• _STATED PROBLEM_: Retype every line from the top of the entries down to the one with "4.472, 4.714, 5.000]", both included, and skip the pictures.

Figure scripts

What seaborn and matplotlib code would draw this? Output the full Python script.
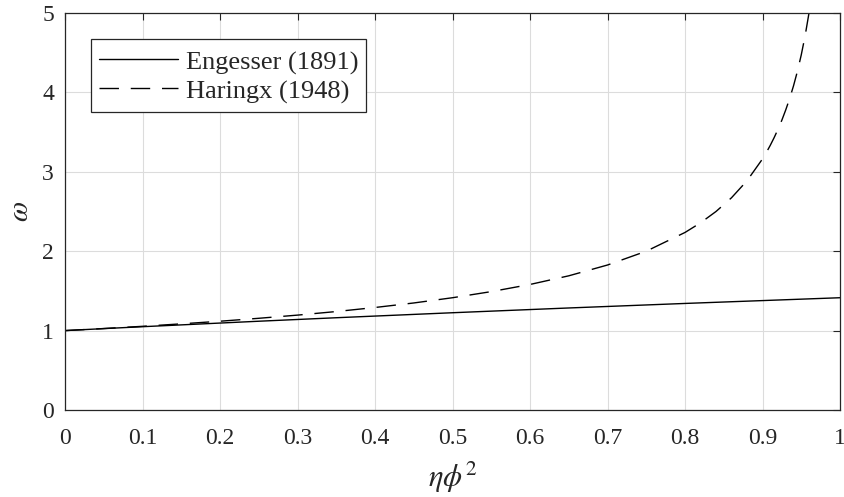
import matplotlib
matplotlib.use("Agg")
import matplotlib.pyplot as plt
import seaborn as sns
import pandas as pd

# Engesser (1891) shear-corrected factor
eng_x = [0.0, 0.05, 0.1, 0.15, 0.2, 0.25, 0.3, 0.35, 0.4, 0.45, 0.5,
         0.55, 0.6, 0.65, 0.7, 0.75, 0.8, 0.85, 0.9, 0.95, 1.0]
eng_w = [1.000, 1.025, 1.049, 1.072, 1.095, 1.118, 1.140, 1.162, 1.183, 1.204, 1.225,
         1.245, 1.265, 1.285, 1.304, 1.323, 1.342, 1.360, 1.378, 1.396, 1.414]

# Haringx (1948) factor
har_x = [0.0, 0.05, 0.1, 0.15, 0.2, 0.25, 0.3, 0.35, 0.4, 0.45, 0.5,
         0.55, 0.6, 0.65, 0.7, 0.75, 0.8, 0.82, 0.84, 0.86, 0.88, 0.9,
         0.905, 0.91, 0.915, 0.92, 0.925, 0.93, 0.935, 0.94, 0.945, 0.95, 0.955, 0.96]
har_w = [1.000, 1.026, 1.054, 1.085, 1.118, 1.155, 1.195, 1.240, 1.291, 1.348, 1.414,
         1.491, 1.581, 1.690, 1.826, 2.000, 2.236, 2.357, 2.500, 2.673, 2.887, 3.162,
         3.244, 3.333, 3.430, 3.536, 3.651, 3.780, 3.922, 4.082, 4.264, 4.472, 4.714, 5.000]

x_ticks = [0, 0.1, 0.2, 0.3, 0.4, 0.5, 0.6, 0.7, 0.8, 0.9, 1]
x_tick_labels = ["0", "0.1", "0.2", "0.3", "0.4", "0.5", "0.6", "0.7", "0.8", "0.9", "1"]
y_ticks = [0, 1, 2, 3, 4, 5]

DASH = (14, 8.5)

sns.set_theme(style="white")
plt.rcParams["font.family"] = ["Liberation Serif", "DejaVu Serif"]
plt.rcParams["mathtext.fontset"] = "stix"

fig = plt.figure(figsize=(8.44, 4.97), dpi=100)
ax = fig.add_axes([65 / 844, 1 - 410 / 497, 775 / 844, 397 / 497])

eng = pd.DataFrame({"x": eng_x, "w": eng_w})
har = pd.DataFrame({"x": har_x, "w": har_w})

sns.lineplot(data=eng, x="x", y="w", ax=ax, color="black", linewidth=1.0,
             label="Engesser (1891)")
sns.lineplot(data=har, x="x", y="w", ax=ax, color="black", linewidth=1.0,
             label="Haringx (1948)")
ax.lines[1].set_dashes(DASH)

ax.set_xlim(0, 1)
ax.set_ylim(0, 5)
ax.set_xticks(x_ticks)
ax.set_xticklabels(x_tick_labels)
ax.set_yticks(y_ticks)

ax.grid(True, color="#dcdcdc", linewidth=0.8)
ax.set_axisbelow(True)
for s in ax.spines.values():
    s.set_color("#262626")
    s.set_linewidth(0.9)
ax.tick_params(direction="in", length=5, width=0.8, color="#262626",
               top=True, right=True, labelsize=17, labelcolor="#262626")
ax.tick_params(axis="x", pad=13)
ax.tick_params(axis="y", pad=8)

ax.set_xlabel(r"$\eta\phi^2$", fontsize=22, color="#262626", labelpad=8)
ax.set_ylabel(r"$\omega$", fontsize=21, color="#262626", labelpad=6)

leg = ax.legend(loc="upper left", fontsize=19, frameon=True, fancybox=False,
                framealpha=1, edgecolor="#262626", handlelength=3.0,
                handleheight=1.2, borderaxespad=1.0, borderpad=0.3,
                labelspacing=0.05, handletextpad=0.27)
leg.get_frame().set_linewidth(0.9)
leg.get_lines()[1].set_dashes(DASH)

fig.savefig("out.png", dpi=100)
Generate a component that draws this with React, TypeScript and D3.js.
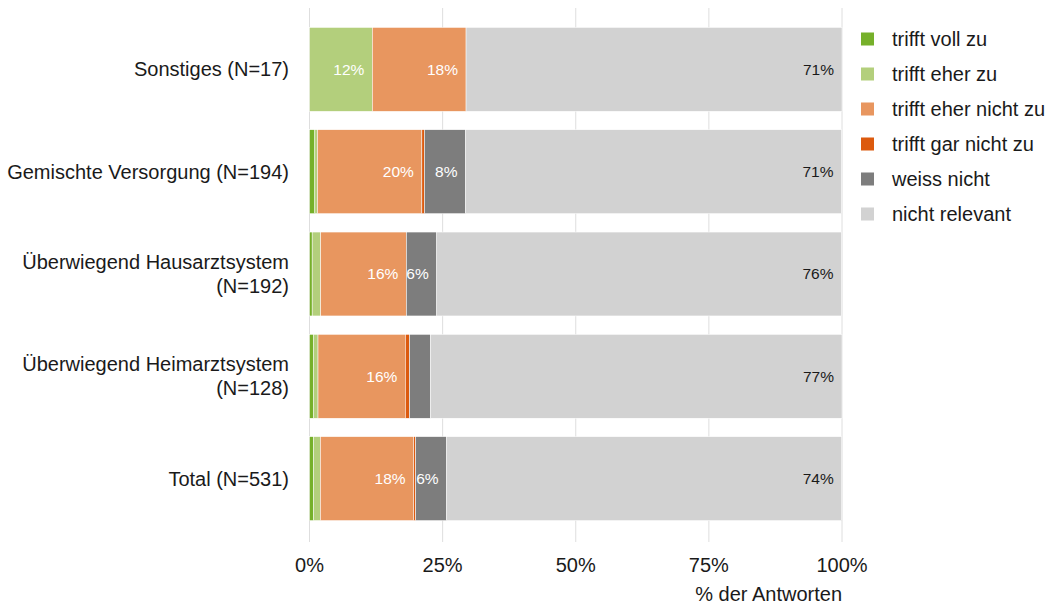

• _TASK OUTPUT_:
What seaborn and matplotlib code would draw this? Output the full Python script.
import matplotlib
matplotlib.use("Agg")
import matplotlib.pyplot as plt
import seaborn as sns
import pandas as pd

# Engesser (1891) shear-corrected factor
eng_x = [0.0, 0.05, 0.1, 0.15, 0.2, 0.25, 0.3, 0.35, 0.4, 0.45, 0.5,
         0.55, 0.6, 0.65, 0.7, 0.75, 0.8, 0.85, 0.9, 0.95, 1.0]
eng_w = [1.000, 1.025, 1.049, 1.072, 1.095, 1.118, 1.140, 1.162, 1.183, 1.204, 1.225,
         1.245, 1.265, 1.285, 1.304, 1.323, 1.342, 1.360, 1.378, 1.396, 1.414]

# Haringx (1948) factor
har_x = [0.0, 0.05, 0.1, 0.15, 0.2, 0.25, 0.3, 0.35, 0.4, 0.45, 0.5,
         0.55, 0.6, 0.65, 0.7, 0.75, 0.8, 0.82, 0.84, 0.86, 0.88, 0.9,
         0.905, 0.91, 0.915, 0.92, 0.925, 0.93, 0.935, 0.94, 0.945, 0.95, 0.955, 0.96]
har_w = [1.000, 1.026, 1.054, 1.085, 1.118, 1.155, 1.195, 1.240, 1.291, 1.348, 1.414,
         1.491, 1.581, 1.690, 1.826, 2.000, 2.236, 2.357, 2.500, 2.673, 2.887, 3.162,
         3.244, 3.333, 3.430, 3.536, 3.651, 3.780, 3.922, 4.082, 4.264, 4.472, 4.714, 5.000]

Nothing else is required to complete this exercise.